TASK DESCRIPTION >>
Leaving out every picture, copy the lines of the data exactly, from the first through the line containing "(j3) at (0,712);".

DATA SEGMENT >>
— START —
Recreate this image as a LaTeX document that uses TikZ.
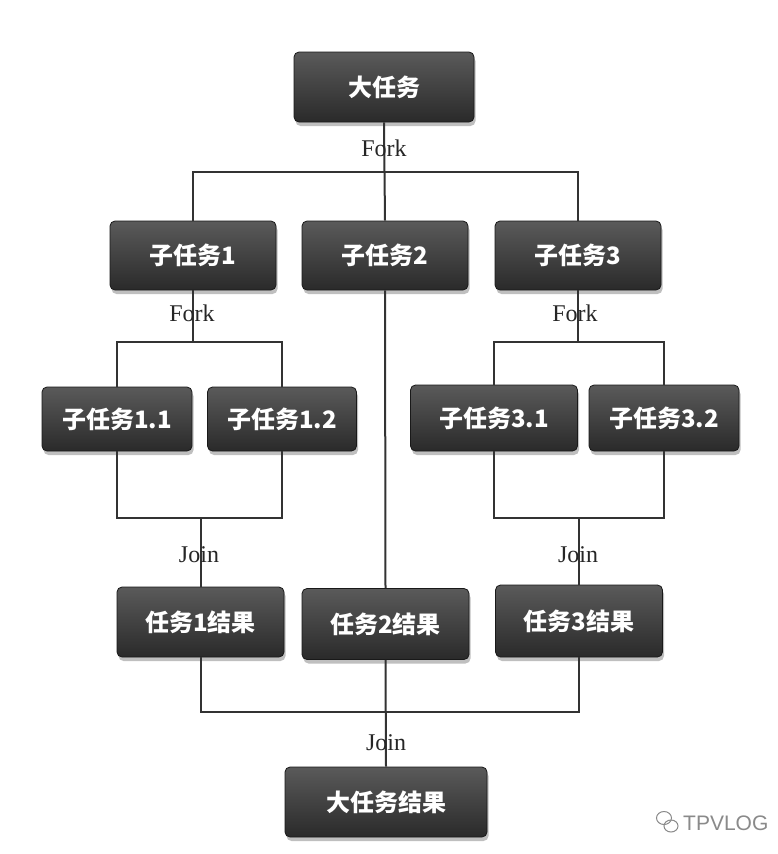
\documentclass[tikz,border=0pt]{standalone}
\usepackage{fontspec}
\setmainfont{Liberation Serif}
\newfontfamily\cjk{Noto Sans CJK SC}
\newfontfamily\wmfont{Liberation Sans}
\usetikzlibrary{shadows}
\definecolor{boxtop}{HTML}{5A5A5A}
\definecolor{boxbot}{HTML}{2A2A2A}
\definecolor{linec}{HTML}{333333}
\definecolor{wmgray}{HTML}{8A8A8A}
\begin{document}
\begin{tikzpicture}[x=1pt,y=-1pt,
  task/.style={draw=black!90, line width=0.8pt, rounded corners=5pt,
    top color=boxtop, bottom color=boxbot, text=white,
    font=\cjk\bfseries\fontsize{24}{27}\selectfont, inner sep=0pt,
    drop shadow={shadow xshift=1.5pt, shadow yshift=-4pt, opacity=0.25, fill=black}},
  conn/.style={draw=linec, line width=2pt},
  lbl/.style={font=\fontsize{24}{26}\selectfont, text=black!85, inner sep=0pt}]
\useasboundingbox[fill=white] (0,0) rectangle (778,854);

\coordinate (f0) at (384,172);
\coordinate (f1) at (0,342);
\coordinate (j1) at (0,518);
\coordinate (j3) at (0,712);

% nodes
\node[task, minimum width=180pt, minimum height=70pt] (top) at (384,87) {大任务};
\node[task, minimum width=166pt, minimum height=69pt] (s1) at (193,255.5) {子任务1};
\node[task, minimum width=166pt, minimum height=69pt] (s2) at (385,255.5) {子任务2};
\node[task, minimum width=166pt, minimum height=69pt] (s3) at (578,255.5) {子任务3};
\node[task, minimum width=150pt, minimum height=64pt] (s11) at (117,419) {子任务1.1};
\node[task, minimum width=149pt, minimum height=64pt] (s12) at (282,419) {子任务1.2};
\node[task, minimum width=167pt, minimum height=66pt] (s31) at (494,418) {子任务3.1};
\node[task, minimum width=150pt, minimum height=66pt] (s32) at (664,418) {子任务3.2};
\node[task, minimum width=167pt, minimum height=70pt] (r1) at (200.5,622) {任务1结果};
\node[task, minimum width=167pt, minimum height=71pt] (r2) at (385.5,624) {任务2结果};
\node[task, minimum width=167pt, minimum height=72pt] (r3) at (579,621) {任务3结果};
\node[task, minimum width=202pt, minimum height=70pt] (fin) at (386,802) {大任务结果};

% top fork
\draw[conn] (top.south) -- (s2.north);
\draw[conn] (s1.north) -- (s1.north |- f0) -- (s3.north |- f0) -- (s3.north);
% left fork/join
\draw[conn] (s1.south) -- (s1.south |- f1);
\draw[conn] (s11.north) -- (s11.north |- f1) -- (s12.north |- f1) -- (s12.north);
\draw[conn] (s11.south) -- (s11.south |- j1) -- (s12.south |- j1) -- (s12.south);
\draw[conn] (r1.north |- j1) -- (r1.north);
% middle
\draw[conn] (s2.south) -- (r2.north);
% right fork/join
\draw[conn] (s3.south) -- (s3.south |- f1);
\draw[conn] (s31.north) -- (s31.north |- f1) -- (s32.north |- f1) -- (s32.north);
\draw[conn] (s31.south) -- (s31.south |- j1) -- (s32.south |- j1) -- (s32.south);
\draw[conn] (r3.north |- j1) -- (r3.north);
% final join
\draw[conn] (r1.south) -- (r1.south |- j3) -- (r3.south |- j3) -- (r3.south);
\draw[conn] (r2.south) -- (fin.north);

% labels
\node[lbl] (lf0) at (384,148) {Fork};
\node[lbl] (lf1) at (192,313) {Fork};
\node[lbl] (lf3) at (575,313) {Fork};
\node[lbl] (lj1) at (199,555) {Join};
\node[lbl] (lj3) at (578,555) {Join};
\node[lbl] (lj0) at (386,743) {Join};

% watermark
\begin{scope}[draw=wmgray, line width=1pt]
  \draw (664,818) ellipse (7.5pt and 6.5pt);
  \draw (671,826) ellipse (7pt and 6pt);
\end{scope}
\node[font=\wmfont\fontsize{21}{23}\selectfont, text=wmgray, anchor=west, inner sep=0pt] (wm) at (683,823) {TPVLOG};
\end{tikzpicture}
\end{document}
— END —
OUTPUT OF THE TASK >>
Recreate this image as a LaTeX document that uses TikZ.
\documentclass[tikz,border=0pt]{standalone}
\usepackage{fontspec}
\setmainfont{Liberation Serif}
\newfontfamily\cjk{Noto Sans CJK SC}
\newfontfamily\wmfont{Liberation Sans}
\usetikzlibrary{shadows}
\definecolor{boxtop}{HTML}{5A5A5A}
\definecolor{boxbot}{HTML}{2A2A2A}
\definecolor{linec}{HTML}{333333}
\definecolor{wmgray}{HTML}{8A8A8A}
\begin{document}
\begin{tikzpicture}[x=1pt,y=-1pt,
  task/.style={draw=black!90, line width=0.8pt, rounded corners=5pt,
    top color=boxtop, bottom color=boxbot, text=white,
    font=\cjk\bfseries\fontsize{24}{27}\selectfont, inner sep=0pt,
    drop shadow={shadow xshift=1.5pt, shadow yshift=-4pt, opacity=0.25, fill=black}},
  conn/.style={draw=linec, line width=2pt},
  lbl/.style={font=\fontsize{24}{26}\selectfont, text=black!85, inner sep=0pt}]
\useasboundingbox[fill=white] (0,0) rectangle (778,854);

\coordinate (f0) at (384,172);
\coordinate (f1) at (0,342);
\coordinate (j1) at (0,518);
\coordinate (j3) at (0,712);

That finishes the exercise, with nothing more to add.